Ringfort (Rath), Castlewaller, Co. Tipperary
Co. Tipperary |
Ringforts
A modern field fence cuts straight through this early medieval enclosure on a low ridge in North Tipperary, slicing across its inner bank on an east-west axis and destroying much of what once made the site legible.
That kind of incremental loss is common enough across Ireland, but it makes the surviving portions all the more worth reading carefully.
The site is a rath, the Irish term for a ringfort, the most numerous monument type in the Irish landscape. Raths were typically enclosed farmsteads of the early medieval period, roughly the fifth to twelfth centuries, with earthen banks and ditches defining a protected domestic space rather than a military fortification.

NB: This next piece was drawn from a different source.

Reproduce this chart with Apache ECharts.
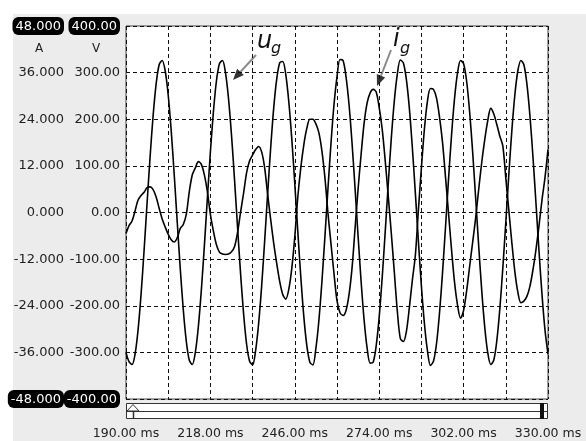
<!DOCTYPE html>
<html>
<head>
<meta charset="utf-8">
<script src="https://cdn.jsdelivr.net/npm/echarts@6/dist/echarts.min.js"></script>
<style>
    html, body { margin: 0; padding: 0; background: #fff; }
    #scope { width: 586px; height: 441px; }
</style>
</head>
<body>
<div id="scope"></div>
<script>
// 采样间隔 (ms), 时间轴从 190 ms 开始
const SAMPLE_MS = 1;

const timeTickLabels = ['190.00 ms', '218.00 ms', '246.00 ms', '274.00 ms', '302.00 ms', '330.00 ms'];
const currentTickLabels = ['-48.000', '-36.000', '-24.000', '-12.000', '0.000', '12.000', '24.000', '36.000', '48.000'];
const voltageTickLabels = ['-400.00', '-300.00', '-200.00', '-100.00', '0.00', '100.00', '200.00', '300.00', '400.00'];

// 电网电压 u_g (V)
const voltage = [
    -300, -320, -326, -304, -252, -175, -81, 21, 120, 208,
    276, 317, 326, 304, 252, 175, 81, -21, -120, -208,
    -276, -317, -326, -300, -245, -166, -71, 31, 130, 216,
    282, 319, 326, 300, 245, 166, 71, -31, -130, -216,
    -282, -319, -327, -296, -238, -158, -61, 41, 139, 224,
    286, 321, 324, 296, 238, 158, 61, -41, -139, -224,
    -286, -321, -327, -291, -231, -148, -51, 51, 148, 231,
    291, 328, 326, 291, 231, 148, 51, -51, -148, -231,
    -291, -323, -321, -286, -224, -139, -41, 61, 158, 238,
    296, 327, 321, 286, 224, 139, 41, -61, -158, -238,
    -296, -328, -319, -282, -216, -130, -31, 71, 166, 245,
    300, 326, 319, 282, 216, 130, 31, -71, -166, -245,
    -300, -326, -317, -276, -208, -120, -21, 81, 175, 252,
    304, 326, 317, 276, 208, 120, 21, -81, -175, -252,
    -304
];

// 并网电流 i_g (A)
const current = [
    -5.4, -3.4, -2.2, 0.4, 3.2, 4.4, 5.2, 6.4, 6.6, 5.9,
    4.0, 1.1, -1.7, -3.7, -5.6, -7.0, -7.6, -6.5, -4.1, -3.1,
    -0.5, 5.4, 9.7, 11.5, 13.1, 12.4, 9.7, 5.4, -0.5, -4.8,
    -8.3, -10.2, -10.7, -10.8, -10.7, -10.1, -8.8, -5.2, 0.0, 4.9,
    10.2, 13.3, 14.8, 16.2, 17.0, 15.6, 11.5, 4.6, -1.8, -7.9,
    -13.1, -17.8, -21.1, -22.3, -19.8, -14.4, -6.2, 4.0, 11.6, 17.5,
    21.7, 24.0, 24.0, 22.8, 20.5, 15.8, 8.9, -0.2, -8.0, -15.7,
    -22.7, -25.8, -26.5, -25.2, -21.1, -14.2, -4.0, 6.1, 15.0, 23.0,
    28.2, 30.8, 31.7, 31.0, 27.0, 21.4, 13.3, 4.2, -5.2, -15.2,
    -25.3, -32.4, -33.2, -30.7, -24.5, -17.4, -11.0, 0.6, 11.5, 21.5,
    28.6, 31.9, 31.7, 29.5, 24.6, 18.1, 9.1, -0.2, -9.6, -18.0,
    -23.9, -27.2, -25.2, -20.2, -13.9, -7.7, -1.4, 5.9, 12.8, 18.7,
    23.6, 26.8, 25.4, 22.7, 19.7, 17.2, 8.9, 0.6, -7.7, -15.2,
    -20.5, -23.2, -22.8, -21.6, -19.0, -14.8, -9.6, -3.5, 3.2, 9.0,
    16.2
];

const FONT = '"DejaVu Sans", Verdana, sans-serif';

document.addEventListener('DOMContentLoaded', function () {
    const chart = echarts.init(document.getElementById('scope'));

    function tickFormatter(labels, min, step) {
        return function (v) {
            const i = Math.round((v - min) / step);
            const s = labels[i];
            if (s === undefined) return '';
            return (i === 0 || i === labels.length - 1) ? '{box|' + s + '}' : s;
        };
    }

    const boxRich = {
        box: {
            backgroundColor: '#000',
            color: '#fff',
            borderRadius: 6,
            padding: [3, 3, 2, 3],
            fontSize: 13,
            fontFamily: FONT
        }
    };

    // 注释箭头
    function arrow(tail, tip) {
        const dx = tip[0] - tail[0], dy = tip[1] - tail[1];
        const len = Math.sqrt(dx * dx + dy * dy);
        const ux = dx / len, uy = dy / len;
        const bx = tip[0] - 11 * ux, by = tip[1] - 11 * uy;
        return [
            { type: 'line', shape: { x1: tail[0], y1: tail[1], x2: bx, y2: by },
              style: { stroke: '#8a8a8a', lineWidth: 2 }, silent: true },
            { type: 'polygon', shape: { points: [tip, [bx + 4.5 * uy, by - 4.5 * ux], [bx - 4.5 * uy, by + 4.5 * ux]] },
              style: { fill: '#333' }, silent: true }
        ];
    }

    function label(text, x, y, size, italic) {
        return {
            type: 'text', x: x, y: y, silent: true,
            style: {
                text: text, fill: '#111',
                font: (italic ? 'italic ' : '') + size + 'px ' + FONT,
                align: 'left', textAlign: 'left',
                verticalAlign: 'middle', textVerticalAlign: 'middle'
            }
        };
    }

    const option = {
        animation: false,
        backgroundColor: '#fff',
        grid: {
            left: 126, right: 38, top: 26, bottom: 42,
            show: true, backgroundColor: '#fff', borderColor: '#444', borderWidth: 1
        },
        xAxis: {
            type: 'value',
            min: 0, max: 140, interval: 14,
            axisLine: { show: false },
            axisTick: { show: false },
            axisLabel: {
                margin: 28, color: '#222', fontSize: 12.5, fontFamily: FONT,
                showMinLabel: true, showMaxLabel: true,
                formatter: function (v) {
                    const k = Math.round(v / 28);
                    return Math.abs(v - k * 28) < 1e-6 ? timeTickLabels[k] : '';
                }
            },
            splitLine: { show: true, lineStyle: { color: '#111', width: 1, type: [4, 3] } }
        },
        yAxis: [
            {
                type: 'value', position: 'left', offset: 56,
                min: -48, max: 48, interval: 12,
                axisLine: { show: false }, axisTick: { show: false },
                splitLine: { show: false },
                axisLabel: {
                    margin: 6, color: '#222', fontSize: 13, fontFamily: FONT,
                    formatter: tickFormatter(currentTickLabels, -48, 12),
                    rich: boxRich
                }
            },
            {
                type: 'value', position: 'left', offset: 0,
                min: -400, max: 400, interval: 100,
                axisLine: { show: false }, axisTick: { show: false },
                splitLine: { show: true, lineStyle: { color: '#111', width: 1, type: [4, 3] } },
                axisLabel: {
                    margin: 6, color: '#222', fontSize: 13, fontFamily: FONT,
                    formatter: tickFormatter(voltageTickLabels, -400, 100),
                    rich: boxRich
                }
            }
        ],
        series: [
            {
                name: 'i_g', type: 'line', yAxisIndex: 0,
                data: current.map((v, i) => [i * SAMPLE_MS, v]),
                symbol: 'none', smooth: 0.3,
                lineStyle: { color: '#000', width: 1.6 }
            },
            {
                name: 'u_g', type: 'line', yAxisIndex: 1,
                data: voltage.map((v, i) => [i * SAMPLE_MS, v]),
                symbol: 'none', smooth: 0.3,
                lineStyle: { color: '#000', width: 1.6 }
            }
        ],
        graphic: [
            { type: 'rect', shape: { x: 13, y: 14, width: 573, height: 427 },
              style: { fill: '#ECECEC' }, z: -10, silent: true },
            // 单位
            { type: 'text', x: 39, y: 49, silent: true,
              style: { text: 'A', fill: '#222', font: '12px ' + FONT, align: 'center', textAlign: 'center', verticalAlign: 'middle', textVerticalAlign: 'middle' } },
            { type: 'text', x: 96, y: 49, silent: true,
              style: { text: 'V', fill: '#222', font: '12px ' + FONT, align: 'center', textAlign: 'center', verticalAlign: 'middle', textVerticalAlign: 'middle' } },
            // 滚动条
            { type: 'rect', shape: { x: 126.5, y: 403.5, width: 421, height: 15 },
              style: { fill: '#fff', stroke: '#333', lineWidth: 1 }, silent: true },
            { type: 'line', shape: { x1: 126.5, y1: 411.5, x2: 547.5, y2: 411.5 },
              style: { stroke: '#333', lineWidth: 1 }, silent: true },
            { type: 'polygon', shape: { points: [[127, 411], [133, 404.5], [139, 411]] },
              style: { fill: '#fff', stroke: '#333', lineWidth: 1 }, silent: true },
            { type: 'line', shape: { x1: 133.5, y1: 411.5, x2: 133.5, y2: 418.5 },
              style: { stroke: '#333', lineWidth: 1.5 }, silent: true },
            { type: 'rect', shape: { x: 540, y: 403, width: 4, height: 16 },
              style: { fill: '#111' }, silent: true },
            // 注释
            label('u', 257, 42, 24, true),
            label('g', 271, 49, 16, true),
            label('i', 393, 40, 24, true),
            label('g', 400, 49, 16, true)
        ].concat(arrow([256, 55], [233, 80]), arrow([391, 50], [377, 86]))
    };

    chart.setOption(option);
});
</script>
</body>
</html>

This example sits on the north-east slope of a gentle north-south ridge in upland country, with the River Small to the south. It is roughly oval in plan, measuring nineteen metres north to south and twenty-six metres east to west, and was originally defended by two concentric earth and stone banks separated by a fosse, the ditch between them, which ran about three and a half metres wide and one metre deep. A narrow entrance gap, just over two metres wide, opened at the south. The inner bank still stands to an external height of between half a metre and one and a half metres depending on where you measure, though the field fence has done considerable damage at the north. The outer bank survives only on the west side, and the fosse between them is visible only from the south round to the west; elsewhere it has been filled or disturbed. Close by to the north lies a souterrain, an underground stone-lined passage typically associated with early medieval settlements and used variously for storage or refuge, recorded separately but clearly part of the same broader landscape of occupation.